§ **MATERIAL PROVIDED**
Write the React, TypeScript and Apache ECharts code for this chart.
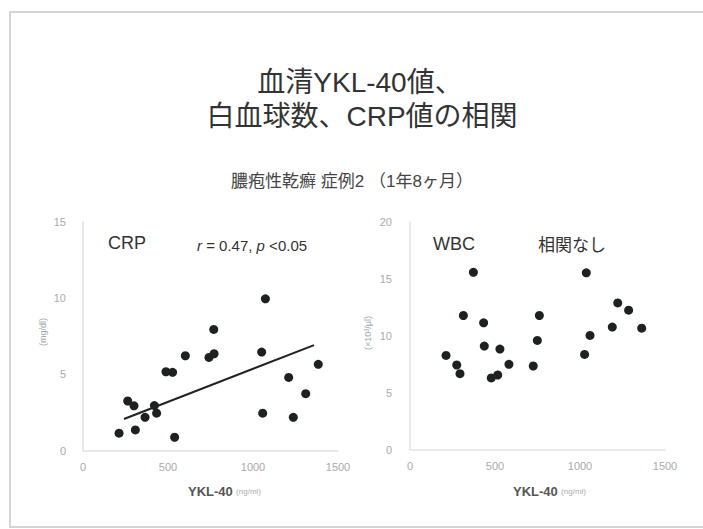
import React, { useEffect, useRef } from "react";
import * as echarts from "echarts";

// CRP panel
const crpYkl = [212, 263, 300, 308, 365, 420, 433, 488, 527, 539, 602, 741, 771, 769, 1051, 1073, 1057, 1210, 1237, 1310, 1384];
const crpVal = [1.14, 3.25, 2.93, 1.35, 2.18, 2.95, 2.45, 5.17, 5.13, 0.87, 6.22, 6.11, 6.35, 7.95, 6.46, 9.96, 2.45, 4.8, 2.18, 3.73, 5.66];
const trendX = [241, 1359];
const trendY = [2.07, 6.92];

// WBC panel
const wbcYkl = [212, 275, 294, 314, 373, 433, 437, 478, 516, 529, 582, 725, 749, 761, 1027, 1037, 1059, 1190, 1222, 1286, 1363];
const wbcVal = [8.27, 7.43, 6.67, 11.78, 15.58, 11.14, 9.09, 6.29, 6.55, 8.83, 7.49, 7.34, 9.59, 11.78, 8.36, 15.53, 10.03, 10.76, 12.89, 12.25, 10.67];

const xTicks = { min: 0, max: 1500, interval: 500 };
const crpTicks = { min: 0, max: 15, interval: 5 };
const wbcTicks = { min: 0, max: 20, interval: 5 };

const FONT = "'Liberation Sans', 'Noto Sans CJK JP', sans-serif";

export default function App() {
  const ref = useRef<HTMLDivElement>(null);
  useEffect(() => {
    document.body.style.margin = "0";
    const chart = echarts.init(ref.current!, null, { renderer: "svg" });
    const lbl = { color: "#aaaaaa", fontSize: 11, fontFamily: FONT, formatter: (v: number) => String(v) };
    const axisCommon = {
      axisLine: { show: true, lineStyle: { color: "#e2e2e2", width: 1.5 } },
      axisTick: { show: false },
      splitLine: { show: false },
    };
    const option: any = {
      animation: false,
      backgroundColor: "#ffffff",
      textStyle: { fontFamily: FONT },
      grid: [
        { left: 83, top: 222, width: 255, height: 228.5 },
        { left: 410, top: 222, width: 255, height: 227.5 },
      ],
      xAxis: [
        { type: "value", gridIndex: 0, ...xTicks, ...axisCommon, axisLabel: { ...lbl, margin: 11 } },
        { type: "value", gridIndex: 1, ...xTicks, ...axisCommon, axisLabel: { ...lbl, margin: 11 } },
      ],
      yAxis: [
        { type: "value", gridIndex: 0, ...crpTicks, ...axisCommon, axisLabel: { ...lbl, margin: 17 } },
        { type: "value", gridIndex: 1, ...wbcTicks, ...axisCommon, axisLabel: { ...lbl, margin: 18 } },
      ],
      series: [
        {
          type: "scatter",
          xAxisIndex: 0,
          yAxisIndex: 0,
          symbolSize: 9,
          itemStyle: { color: "#1d211f", opacity: 1 },
          data: crpYkl.map((x, i) => [x, crpVal[i]]),
        },
        {
          type: "line",
          xAxisIndex: 0,
          yAxisIndex: 0,
          symbol: "none",
          lineStyle: { color: "#222", width: 2 },
          data: trendX.map((x, i) => [x, trendY[i]]),
        },
        {
          type: "scatter",
          xAxisIndex: 1,
          yAxisIndex: 1,
          symbolSize: 9,
          itemStyle: { color: "#1d211f", opacity: 1 },
          data: wbcYkl.map((x, i) => [x, wbcVal[i]]),
        },
      ],
      graphic: [
        {
          type: "rect",
          shape: { x: 10, y: 12, width: 720, height: 515 },
          style: { fill: "none", stroke: "#d4d4d4", lineWidth: 2 },
          silent: true,
        },
        {
          type: "text",
          x: 360,
          y: 82,
          style: { text: "血清YKL-40値、", fontSize: 28, fill: "#333", textAlign: "center", textVerticalAlign: "middle", fontFamily: FONT },
        },
        {
          type: "text",
          x: 362,
          y: 116,
          style: { text: "白血球数、CRP値の相関", fontSize: 28, fill: "#333", textAlign: "center", textVerticalAlign: "middle", fontFamily: FONT },
        },
        {
          type: "text",
          x: 352,
          y: 181,
          style: { text: "膿疱性乾癬 症例2 （1年8ヶ月）", fontSize: 17, fill: "#444", textAlign: "center", textVerticalAlign: "middle", fontFamily: FONT },
        },
        {
          type: "text",
          x: 108,
          y: 243,
          style: { text: "CRP", fontSize: 18, fill: "#333", textAlign: "left", textVerticalAlign: "middle", fontFamily: FONT },
        },
        {
          type: "text",
          x: 197,
          y: 245,
          style: {
            text: "{i|r} = 0.47, {i|p} <0.05",
            fontSize: 15,
            fill: "#333",
            textAlign: "left",
            textVerticalAlign: "middle",
            fontFamily: FONT,
            rich: { i: { fontStyle: "italic", fontSize: 15, fill: "#333", fontFamily: FONT } },
          },
        },
        {
          type: "text",
          x: 433,
          y: 244,
          style: { text: "WBC", fontSize: 18, fill: "#333", textAlign: "left", textVerticalAlign: "middle", fontFamily: FONT },
        },
        {
          type: "text",
          x: 538,
          y: 245,
          style: { text: "相関なし", fontSize: 17, fill: "#333", textAlign: "left", textVerticalAlign: "middle", fontFamily: FONT },
        },
        {
          type: "text",
          x: 188,
          y: 491,
          style: {
            text: "{a|YKL-40} {b|(ng/ml)}",
            textAlign: "left",
            textVerticalAlign: "middle",
            rich: {
              a: { fontSize: 13, fontWeight: "bold", fill: "#555", fontFamily: FONT },
              b: { fontSize: 8, fill: "#aaa", fontFamily: FONT },
            },
          },
        },
        {
          type: "text",
          x: 513,
          y: 491,
          style: {
            text: "{a|YKL-40} {b|(ng/ml)}",
            textAlign: "left",
            textVerticalAlign: "middle",
            rich: {
              a: { fontSize: 13, fontWeight: "bold", fill: "#555", fontFamily: FONT },
              b: { fontSize: 8, fill: "#aaa", fontFamily: FONT },
            },
          },
        },
        {
          type: "text",
          x: 43,
          y: 332,
          rotation: Math.PI / 2,
          style: { text: "(mg/dl)", fontSize: 9, fill: "#9aaaa8", textAlign: "center", textVerticalAlign: "middle", fontFamily: FONT },
        },
        {
          type: "text",
          x: 368,
          y: 333,
          rotation: Math.PI / 2,
          style: { text: "(×10³/μl)", fontSize: 9, fill: "#9aaaa8", textAlign: "center", textVerticalAlign: "middle", fontFamily: FONT },
        },
      ],
    };
    chart.setOption(option);
    return () => chart.dispose();
  }, []);
  return <div ref={ref} style={{ width: 703, height: 529 }} />;
}
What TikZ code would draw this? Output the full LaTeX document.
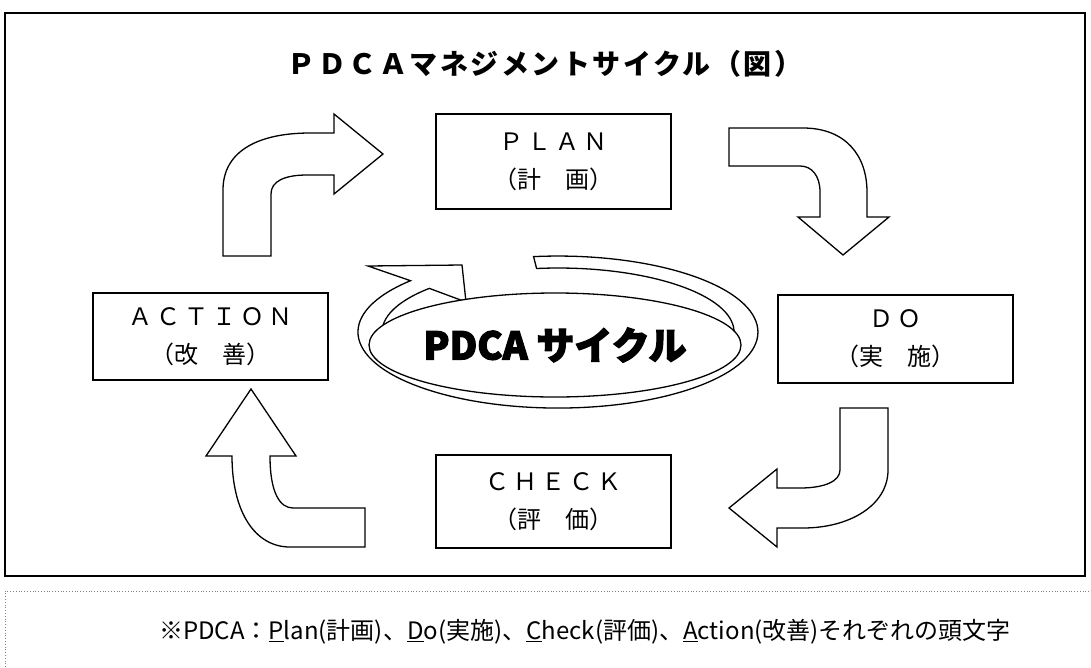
\documentclass[tikz,border=0pt]{standalone}
\usepackage{fontspec}
\usetikzlibrary{shapes.geometric}
\newfontfamily\jp{Noto Sans CJK JP}
\newfontfamily\jpwide[LetterSpace=17]{Noto Sans CJK JP}
\newfontfamily\jptitle[LetterSpace=9]{Noto Sans CJK JP}
\newfontfamily\jppop[FakeBold=3]{Noto Sans CJK JP}
\begin{document}
\begin{tikzpicture}[x=1pt,y=-1pt,
  stepbox/.style={draw,line width=1.8pt,minimum width=235pt,inner sep=0pt,align=center,
    font=\jp\fontsize{24}{38}\selectfont},
  blk/.style={draw,line width=1.3pt,fill=white,line join=miter},
  ring/.style={draw,line width=1.3pt,fill=white,line join=miter}]
\useasboundingbox (0,0) rectangle (1091,667);
% outer frame
\draw[line width=2.2pt] (5,13) rectangle (1085,576);
% title
\node[font=\jptitle\bfseries\fontsize{28}{30}\selectfont] (title) at (545,64) {ＰＤＣＡマネジメントサイクル（図）};
% boxes
\node[stepbox,minimum height=95pt] (plan) at (553.5,161.5) {{\jpwide ＰＬＡＮ}\\（計　画）};
\node[stepbox,minimum height=88pt] (do) at (895.5,339) {{\jpwide ＤＯ}\\（実　施）};
\node[stepbox,minimum height=93pt] (check) at (553.5,501.5) {{\jpwide ＣＨＥＣＫ}\\（評　価）};
\node[stepbox,minimum height=87pt] (action) at (210.5,336.5) {{\jpwide ＡＣＴＩＯＮ}\\（改　善）};
% block arrows
\draw[blk] (223,256) -- (223,190) .. controls (223,150) and (260,133) .. (310,133)
  -- (334,133) -- (334,114) -- (383,154) -- (334,194) -- (334,175) -- (307,175)
  .. controls (285,175) and (271,181) .. (271,194) -- (271,256) -- cycle;
\draw[blk] (729,128) -- (803,128) .. controls (845,128) and (867,155) .. (867,192)
  -- (867,217) -- (889,217) -- (843,255) -- (798,217) -- (820,217) -- (820,192)
  .. controls (820,176) and (812,166) .. (800,166) -- (729,166) -- cycle;
\draw[blk] (840,408) -- (888,408) -- (888,470) .. controls (888,505) and (850,528) .. (803,528)
  -- (777,528) -- (777,547) -- (729,508) -- (777,469) -- (777,488) -- (800,488)
  .. controls (825,488) and (840,481) .. (840,470) -- cycle;
\draw[blk] (251,389) -- (296,456) -- (270,456) .. controls (270,493) and (280,508) .. (293,508)
  -- (365,508) -- (365,547) -- (290,547) .. controls (255,547) and (232,512) .. (232,456)
  -- (206,456) -- cycle;
% ring arrow
\draw[ring] (536.6,268.5) arc[start angle=-97,end angle=223,x radius=176,y radius=64]
  -- (466,302) -- (462,265) -- (368,266) -- (410.5,280.7)
  arc[start angle=222.5,end angle=-97,x radius=200,y radius=76] -- cycle;
% centre ellipse
\node[ellipse,draw,fill=white,line width=1.3pt,minimum width=346pt,minimum height=104pt,inner sep=0pt,
  font=\jppop\bfseries\fontsize{38}{40}\selectfont] (pdca) at (555,345) {PDCA サイクル};
% note
\draw[dotted,line width=0.8pt,gray] (5,667) -- (5,591) -- (1091,591);
\node[font=\jp\fontsize{24}{26}\selectfont] (note) at (585,632)
  {※PDCA：\underline{P}lan(計画)、\underline{D}o(実施)、\underline{C}heck(評価)、\underline{A}ction(改善)それぞれの頭文字};
\end{tikzpicture}
\end{document}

§ **TASK STATEMENT**
Quote the records above exactly, from the first line through the line containing "12.89, 12.25, 10.67];", and leave out the pictures.

§ **SOLUTION**
Write the React, TypeScript and Apache ECharts code for this chart.
import React, { useEffect, useRef } from "react";
import * as echarts from "echarts";

// CRP panel
const crpYkl = [212, 263, 300, 308, 365, 420, 433, 488, 527, 539, 602, 741, 771, 769, 1051, 1073, 1057, 1210, 1237, 1310, 1384];
const crpVal = [1.14, 3.25, 2.93, 1.35, 2.18, 2.95, 2.45, 5.17, 5.13, 0.87, 6.22, 6.11, 6.35, 7.95, 6.46, 9.96, 2.45, 4.8, 2.18, 3.73, 5.66];
const trendX = [241, 1359];
const trendY = [2.07, 6.92];

// WBC panel
const wbcYkl = [212, 275, 294, 314, 373, 433, 437, 478, 516, 529, 582, 725, 749, 761, 1027, 1037, 1059, 1190, 1222, 1286, 1363];
const wbcVal = [8.27, 7.43, 6.67, 11.78, 15.58, 11.14, 9.09, 6.29, 6.55, 8.83, 7.49, 7.34, 9.59, 11.78, 8.36, 15.53, 10.03, 10.76, 12.89, 12.25, 10.67];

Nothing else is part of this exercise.